In the end – after all the melodrama about in-laws and outlaws, race and clashing cultures – it was both a deeply personal moment and a global event brimming with cultural meaning.

A justifiably proud, almost wistful mother seeing her daughter off into a new life; a father-in-law stepping in to escort a bride who might’ve represented the daughter he never had; a self-possessed scion supporting his adored, rougher-around-the-edges kid brother on his big day; and oh, that kid brother – like a hero out of Jane Austen – waiting, craning his neck, hoping almost against hope, as it were, for “her” to appear. Then, finally, yes, it was she, of course, poised at the entrance of the church, but then, who else would it, could it, be? Looking like a goddess, an angel, a bodhisattva in a bateau-neck silk Givenchy gown and a 16-foot veil embroidered with the flora of the 53 Commonwealth nations, she seemed to have alighted from another world to signal both an end and a beginning.

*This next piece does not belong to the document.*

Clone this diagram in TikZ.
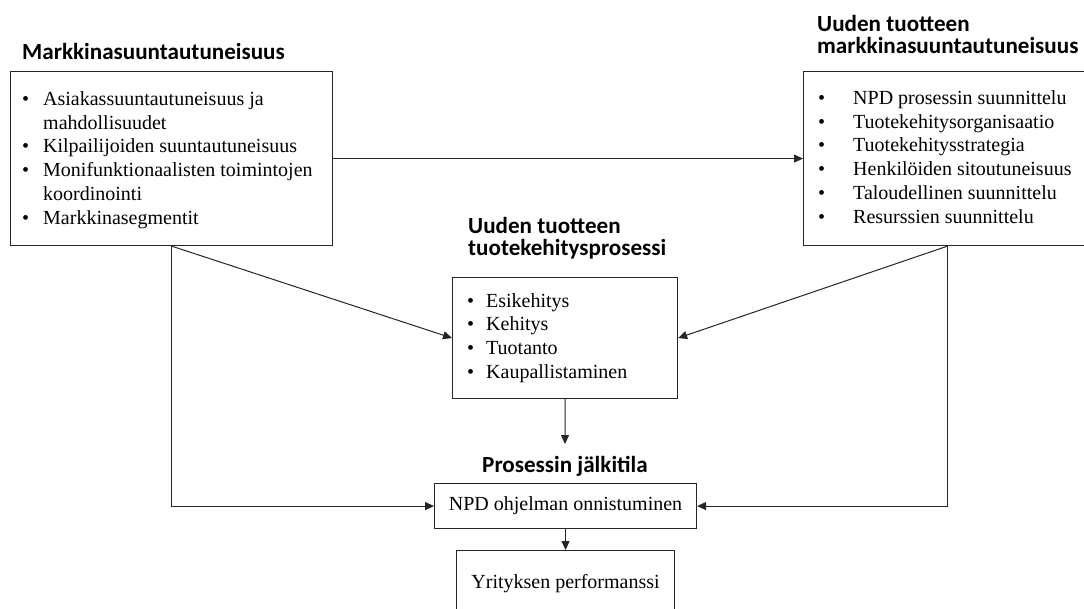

As the former Rachel Meghan Markle – now Her Royal Highness Meghan, the Duchess of Sussex – stood there at the entrance to St. George’s Chapel in Windsor Castle, she was a woman in full, complete unto herself, one of the psychological virgins that Jungian Esther Harding describes in her book “Woman’s Mysteries.” She didn’t need Prince Harry, or any prince for that matter. She didn’t need anyone.

But then, this has never been about the completion of Meghan Markle – feminist, activist, independent-minded American. This has always been Prince Harry’s journey, as The New York Times noted a few days ago, from motherless child to wild child lost in the media woods to disciplined soldier and mental health activist to what one Vanity Fair headline called “Harry Ever After,” prince of hearts both still and at last.

And what of the deeply political bride, now part of a world where dark nail polish is verboten? She may not need her Harry but it was clear to all who watched them gazing into each other’s eyes during the ceremony – holding hands, sharing a shy laugh – that she loves him as he loves her. And love is a funny thing as Bishop Michael Curry said in his stirring, ecumenical address – one whose words should resonate in our troubled times. It is the world lit by fire, he said – quoting both Teilhard de Chardin, the French Roman Catholic Jesuit, and the Rev. Dr. Martin Luther King Jr., one that requires that you love yourself but also be unselfish, a delicate balancing act.

Now the newly minted Duke and Duchess of Sussex walk that narrow path together.

We hope it will be Harrily ever after.